College is a time where we are finding ourselves and maturing into a person who we didn't know existed. During this period of change, almost everyone goes through a phase where they feel they are 100% capable of not only taking care of themselves, but also taking care of an animal. Whether it be a kitten, bunny, puppy or fish, we all have experienced “pet fever” at some point in college. You are finally free from being under your parent’s roof and it is hard to restrain yourself from driving to the local shelter and getting the perfect puppy you’ve always wanted, but what students forget about is the responsibility and commitment it is to have a pet in college. Below are five things to consider before making the life changing decision of getting an additional, furry roommate during your college years.

How much space do you have?

Deciding where to live is an exciting but stressful process. There are so many factors involved including cost, location and number of rooms. Where you live is also dictated by whether you have an animal living with you or not. Most students think they can just adopt a puppy and bring it in their tiny, three bedroom apartment complex, but it is much more complicated. Many apartment complexes do not allow animals unless they are registered as a service pet. Getting this registration takes time and money, not to mention if you do not need a service animal, you will not qualify. If you end up deciding to live in an area that allows animals, service or regular, there is a fee for having a pet in your home. These restrictions limit your housing choices and may make it difficult for you to not only find a place to live, but find people to live with you given the specific housing you need to be in.

Do you have the time?

College is already stressful enough and finding time for yourself is difficult, let alone finding multiple times throughout the day to walk your dog, feed your cat or let your bunny out of its cage. Creating a schedule in college is usually based around you and only you, but once a pet is in the picture you need to be sure you have long enough breaks throughout the day to come home and let your animal out or to check on them. No animal can be left home alone all day, especially while they are young, so it is necessary that you make time for them. Many people who adopt dogs find this part of having a pet one of the most stressful. If you are in the middle of studying for a huge test later that afternoon, you may have to leave halfway through to drive and let your dog out. It can be a difficult situation, and can become even worse if they dog is left indoors all day. This can lead to an animal using the bathroom inside or ruining pillows or furniture.

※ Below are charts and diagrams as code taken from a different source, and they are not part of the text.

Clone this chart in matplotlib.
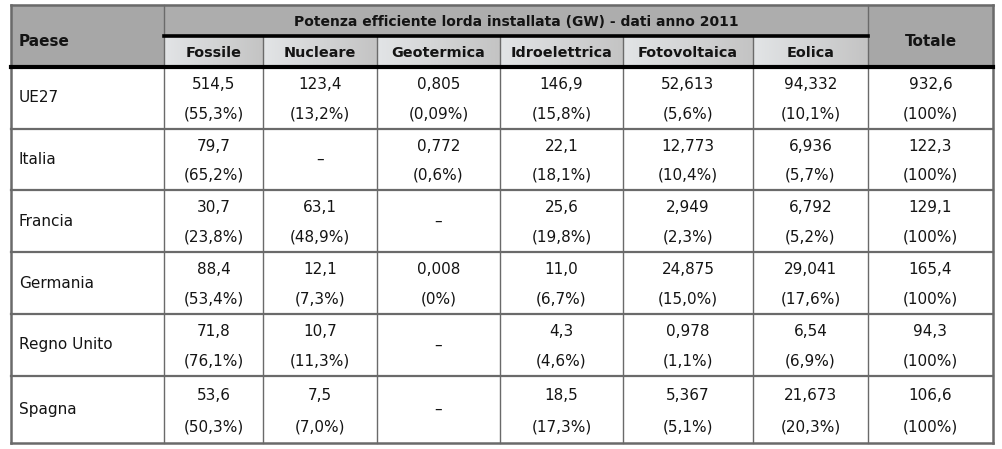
import matplotlib.pyplot as plt
import numpy as np
from matplotlib.patches import Rectangle

# Dati: potenza efficiente lorda installata (GW) - anno 2011
paesi = ['UE27', 'Italia', 'Francia', 'Germania', 'Regno Unito', 'Spagna']
fonti = ['Fossile', 'Nucleare', 'Geotermica', 'Idroelettrica', 'Fotovoltaica', 'Eolica']
valori = [
    ['514,5', '123,4', '0,805', '146,9', '52,613', '94,332'],
    ['79,7', None, '0,772', '22,1', '12,773', '6,936'],
    ['30,7', '63,1', None, '25,6', '2,949', '6,792'],
    ['88,4', '12,1', '0,008', '11,0', '24,875', '29,041'],
    ['71,8', '10,7', None, '4,3', '0,978', '6,54'],
    ['53,6', '7,5', None, '18,5', '5,367', '21,673'],
]
percentuali = [
    ['55,3%', '13,2%', '0,09%', '15,8%', '5,6%', '10,1%'],
    ['65,2%', None, '0,6%', '18,1%', '10,4%', '5,7%'],
    ['23,8%', '48,9%', None, '19,8%', '2,3%', '5,2%'],
    ['53,4%', '7,3%', '0%', '6,7%', '15,0%', '17,6%'],
    ['76,1%', '11,3%', None, '4,6%', '1,1%', '6,9%'],
    ['50,3%', '7,0%', None, '17,3%', '5,1%', '20,3%'],
]
totali = ['932,6', '122,3', '129,1', '165,4', '94,3', '106,6']
titolo = 'Potenza efficiente lorda installata (GW) - dati anno 2011'

plt.rcParams['font.family'] = ['DejaVu Sans']

# geometria in pixel
W, H = 1002, 449
xe = [11, 164, 263, 377, 500, 623, 753, 868, 993]
ye = [5, 36, 67, 129, 190, 252, 314, 376, 443]

fig = plt.figure(figsize=(W / 100, H / 100), dpi=100)
ax = fig.add_axes([0, 0, 1, 1])
ax.axis('off')

dark = '#a7a7a7'
linec = '#6a6a6a'
txt = '#141414'

# sfondi intestazione
ax.add_patch(Rectangle((xe[0], ye[0]), xe[1] - xe[0], ye[2] - ye[0], color=dark, zorder=1))
ax.add_patch(Rectangle((xe[7], ye[0]), xe[8] - xe[7], ye[2] - ye[0], color=dark, zorder=1))
ax.add_patch(Rectangle((xe[1], ye[0]), xe[7] - xe[1], ye[1] - ye[0], color='#adadad', zorder=1))
grad = np.linspace(0, 1, 50).reshape(1, -1)
cm = plt.matplotlib.colors.LinearSegmentedColormap.from_list('g', ['#e2e4e6', '#c4c4c4'])
for i in range(6):
    ax.imshow(grad, extent=(xe[i + 1], xe[i + 2], ye[2], ye[1]), aspect='auto',
              cmap=cm, zorder=1)
ax.set_xlim(0, W)
ax.set_ylim(H, 0)

# linee verticali
for i, x in enumerate(xe):
    if i in (0, len(xe) - 1):
        ax.plot([x, x], [ye[0], ye[-1]], color=linec, lw=1.8, zorder=3)
    elif i in (1, 7):
        ax.plot([x, x], [ye[0], ye[-1]], color=linec, lw=1.0, zorder=3)
    else:
        ax.plot([x, x], [ye[1], ye[-1]], color=linec, lw=1.0, zorder=3)

# linee orizzontali
ax.plot([xe[0], xe[-1]], [ye[0], ye[0]], color=linec, lw=1.8, zorder=3)
ax.plot([xe[1], xe[7]], [ye[1], ye[1]], color='black', lw=2.6, zorder=4)
ax.plot([xe[0], xe[-1]], [ye[2], ye[2]], color='black', lw=3.0, zorder=4)
for y in ye[3:-1]:
    ax.plot([xe[0], xe[-1]], [y, y], color=linec, lw=1.6, zorder=3)
ax.plot([xe[0], xe[-1]], [ye[-1], ye[-1]], color=linec, lw=1.8, zorder=3)

fs = 11
# testo intestazione
ax.text(xe[0] + 8, (ye[0] + ye[2]) / 2 + 5, 'Paese', ha='left', va='center', fontsize=fs,
        fontweight='bold', color=txt, zorder=5)
ax.text((xe[7] + xe[8]) / 2, (ye[0] + ye[2]) / 2 + 5, 'Totale', ha='center', va='center',
        fontsize=fs, fontweight='bold', color=txt, zorder=5)
ax.text((xe[1] + xe[7]) / 2, (ye[0] + ye[1]) / 2 + 1, titolo, ha='center', va='center',
        fontsize=10, fontweight='bold', color=txt, zorder=5)
for i, f in enumerate(fonti):
    ax.text((xe[i + 1] + xe[i + 2]) / 2, (ye[1] + ye[2]) / 2 + 1.5, f, ha='center',
            va='center', fontsize=10.4, fontweight='bold', color=txt, zorder=5)

# corpo tabella
for r, p in enumerate(paesi):
    y0, y1 = ye[r + 2], ye[r + 3]
    ym = (y0 + y1) / 2
    ya = y0 + (y1 - y0) * 0.29
    yb = y0 + (y1 - y0) * 0.76
    ax.text(xe[0] + 8, ym, p, ha='left', va='center', fontsize=fs, color=txt, zorder=5)
    for c in range(6):
        xc = (xe[c + 1] + xe[c + 2]) / 2
        v = valori[r][c]
        if v is None:
            ax.text(xc, ym, '–', ha='center', va='center', fontsize=fs, color=txt, zorder=5)
        else:
            ax.text(xc, ya, v, ha='center', va='center', fontsize=fs, color=txt, zorder=5)
            ax.text(xc, yb, '(' + percentuali[r][c] + ')', ha='center', va='center',
                    fontsize=fs, color=txt, zorder=5)
    xc = (xe[7] + xe[8]) / 2
    ax.text(xc, ya, totali[r], ha='center', va='center', fontsize=fs, color=txt, zorder=5)
    ax.text(xc, yb, '(100%)', ha='center', va='center', fontsize=fs, color=txt, zorder=5)

fig.savefig('out.png', dpi=100)
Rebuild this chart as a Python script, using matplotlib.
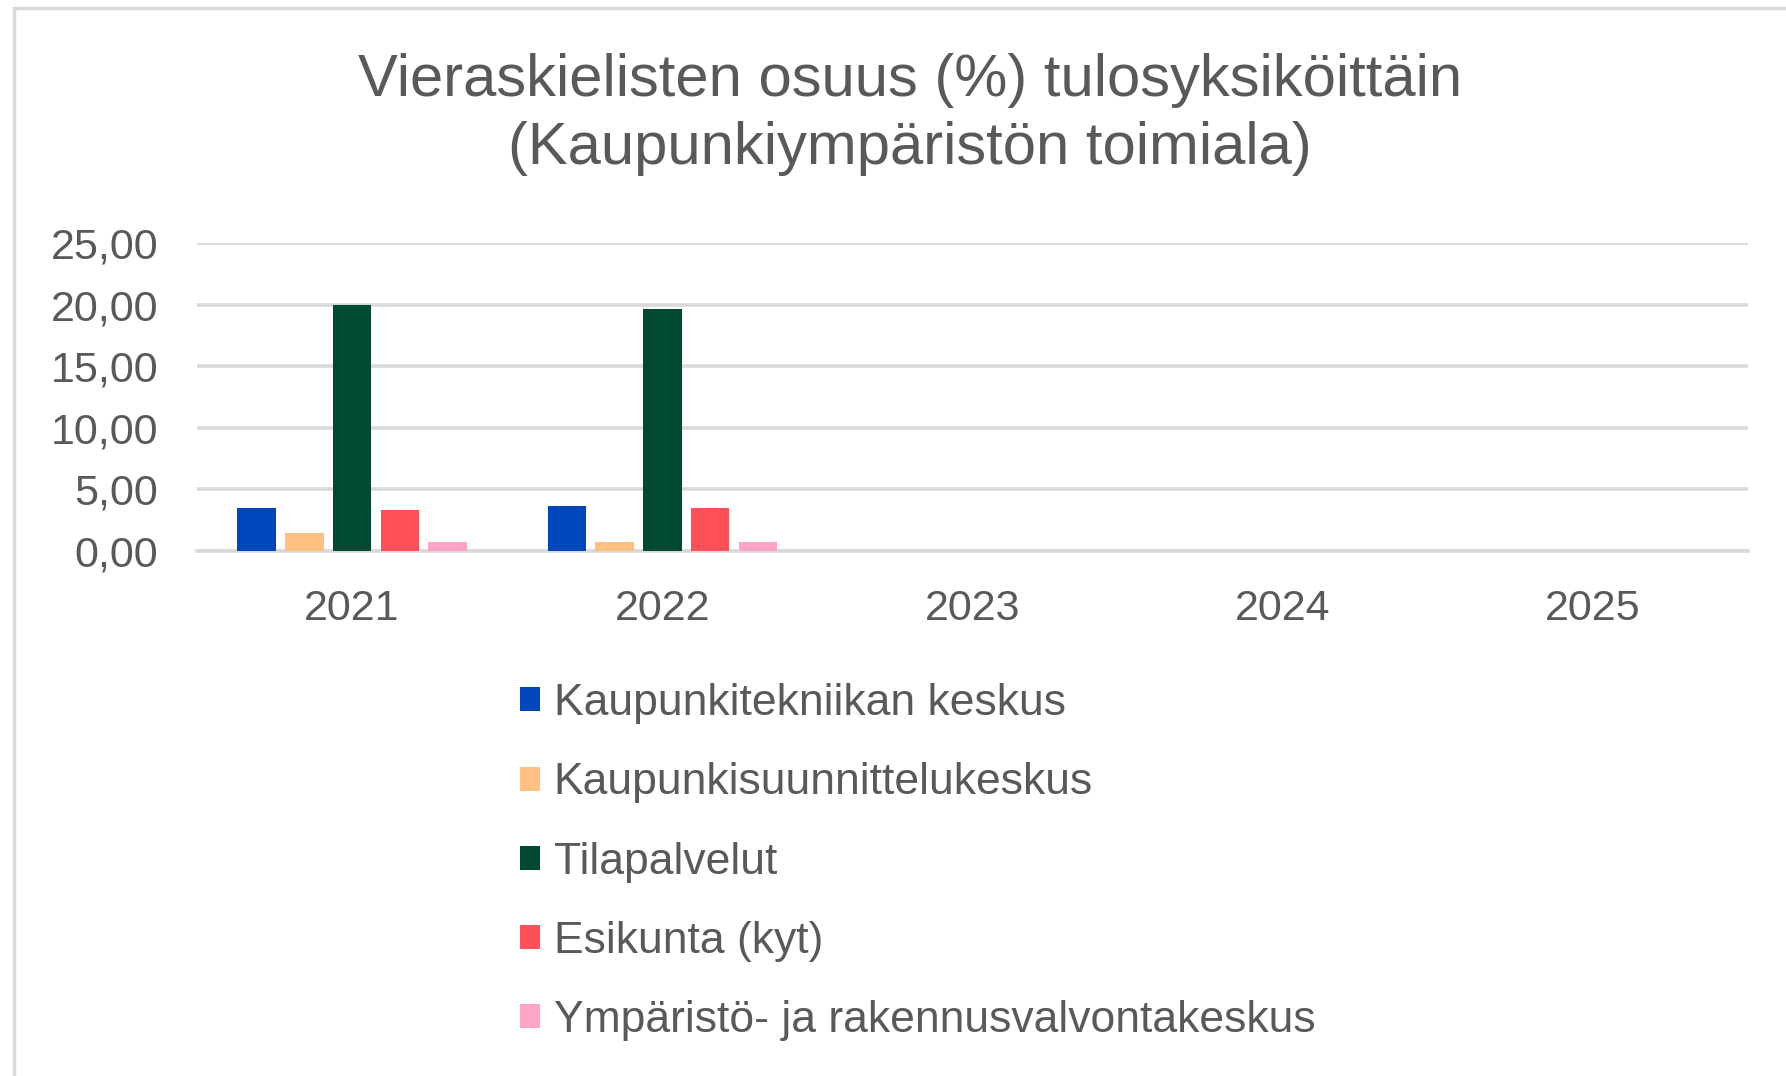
import matplotlib.pyplot as plt
import numpy as np
from matplotlib.patches import Rectangle
from matplotlib.ticker import FuncFormatter

plt.rcParams['font.family'] = ['Liberation Sans', 'DejaVu Sans']

# data
vuodet = ['2021', '2022', '2023', '2024', '2025']
sarjat = ['Kaupunkitekniikan keskus', 'Kaupunkisuunnittelukeskus', 'Tilapalvelut',
          'Esikunta (kyt)', 'Ympäristö- ja rakennusvalvontakeskus']
kaupunkitekniikka = [3.45, 3.67, np.nan, np.nan, np.nan]
kaupunkisuunnittelu = [1.5, 0.73, np.nan, np.nan, np.nan]
tilapalvelut = [20.0, 19.65, np.nan, np.nan, np.nan]
esikunta = [3.3, 3.48, np.nan, np.nan, np.nan]
ymparisto = [0.73, 0.73, np.nan, np.nan, np.nan]
arvot = [kaupunkitekniikka, kaupunkisuunnittelu, tilapalvelut, esikunta, ymparisto]
varit = ['#0047bb', '#ffc081', '#004b2f', '#ff505a', '#ffa5c8']

W, H = 1786, 1076
fig = plt.figure(figsize=(W / 100, H / 100), dpi=100)
teksti = '#595959'
harmaa = '#d9d9d9'

# chart border
fig.patches.append(Rectangle((14 / W, -0.05), 1.2, 1 - 8 / H + 0.05, transform=fig.transFigure,
                             fill=False, edgecolor=harmaa, linewidth=2.5))

ax = fig.add_axes([197 / W, 1 - 551 / H, (1748 - 197) / W, (551 - 243) / H])

x = np.arange(len(vuodet))
askel = 0.154
leveys = 0.124
for i, (nimi, v, c) in enumerate(zip(sarjat, arvot, varit)):
    ax.bar(x + (i - 2) * askel, v, leveys, color=c, label=nimi, zorder=3)

ax.set_xlim(-0.5, len(vuodet) - 0.5)
ax.set_ylim(0, 25)
ax.set_yticks(np.arange(0, 26, 5))
ax.yaxis.set_major_formatter(FuncFormatter(lambda v, p: f'{v:.2f}'.replace('.', ',')))
ax.set_xticks(x)
ax.set_xticklabels(vuodet)
ax.grid(axis='y', color=harmaa, linewidth=2.6, zorder=0)
ax.set_axisbelow(True)
for s in ['top', 'right', 'left']:
    ax.spines[s].set_visible(False)
ax.spines['bottom'].set_color(harmaa)
ax.spines['bottom'].set_linewidth(2.6)
ax.tick_params(axis='both', length=0, labelsize=31, colors=teksti)
ax.tick_params(axis='x', pad=27)
ax.tick_params(axis='y', pad=28)

# otsikko hieman oikealle kuten alkuperäisessä
xo = 0.5 + 17 / W
fig.text(xo, 1 - 80 / H, 'Vieraskielisten osuus (%) tulosyksiköittäin',
         ha='center', va='center', fontsize=43, color=teksti)
fig.text(xo, 1 - 148 / H, '(Kaupunkiympäristön toimiala)',
         ha='center', va='center', fontsize=43, color=teksti)

leg = fig.legend(loc='upper left', bbox_to_anchor=(498 / W, 1 - 661 / H), frameon=False,
                 fontsize=32, labelcolor=teksti, handlelength=0.45, handleheight=0.45,
                 handletextpad=0.3, labelspacing=0.86, borderpad=0)

fig.savefig('out.png', dpi=100)
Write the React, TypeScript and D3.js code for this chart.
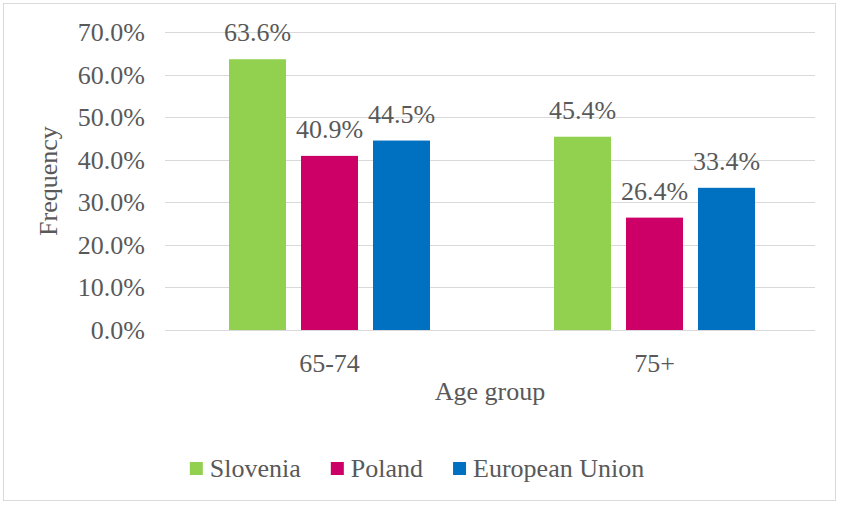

How will you financially support it?

In college, we are living on a budget. Adding in the factor of a pet may create an issue when it comes to having enough funds to support the animal’s needs. Before you decide to jeopardize your own purchases, you need to be aware of what it costs to have a pet. Vet bills, food, toys, grooming and a pet deposit on your lease are just a few of the costs associated with having a pet. All of these expenses add up, not to mention any emergencies that lead to unexpected payments. Once you have a pet they are your responsibility and priority and if they are sick or an accident happens, you have to pay whatever the cost is to ensure they are okay. The last thing you want to do is end up in a situation where you have to choose between paying your rent and taking care of your pet, so it is important to closely examine your funds before adopting a pet.

Are your roommates okay with having a pet?

A crucial thing to consider before getting a pet, especially if it is in the middle of the year and you are in a lease with other people, is if your roommates are okay with a pet in the house. Although your roommates may seem on board with you getting a cute puppy, their opinions may change once the dog is barking and crying to go outside at 4 a.m. and they have a class at 8 a.m. Even though this pet is technically yours, once it is living in a house of four girls, it is everyone's responsibility. If you have class from 10 a.m. to 4 p.m. and cannot come home between classes, it is your roommates duty to take your dog out to the bathroom for you. In rare cases, your animal may also end up ruining or chewing on something of your roommates, causing tension in the house. It is always a good idea to be upfront with who you are living with and be sure they are 100% okay with having an animal in the house.

Where will your pet go during breaks?

Beyond just finding time for your pet during a normal week of classes, you will also have to figure out where your pet will go during breaks, such as spring break or long weekends. Breaks are meant for relaxation and de-stressing from the priorities of daily life, but it is hard to de-stress when you are struggling to find a place to temporarily house your pet, or looking for someone to come take care of it. If you live close enough to school and plan on driving home over break, you can probably take your pet with you. Otherwise, you’re most likely going to need to make other arrangements. If you don't think you can find a temporary pet-sitter or pet-sitting service, it might not be realistic for you to get a pet.

After considering all of these factors before making the decision to get a pet, hopefully you have a clearer idea of whether or not it is the right decision for you at the moment. Just because you do not have a pet in college does not mean you can never get one. Once you graduate and live in a more stable environment with a solid income, it may present itself as a better time for you to add to the family. Maybe, though, you feel as though all of these factors are doable and you are fully prepared to take care of a pet in college. No matter what you choose, it is always good to consider the pros and cons of the situation before making any quick decisions.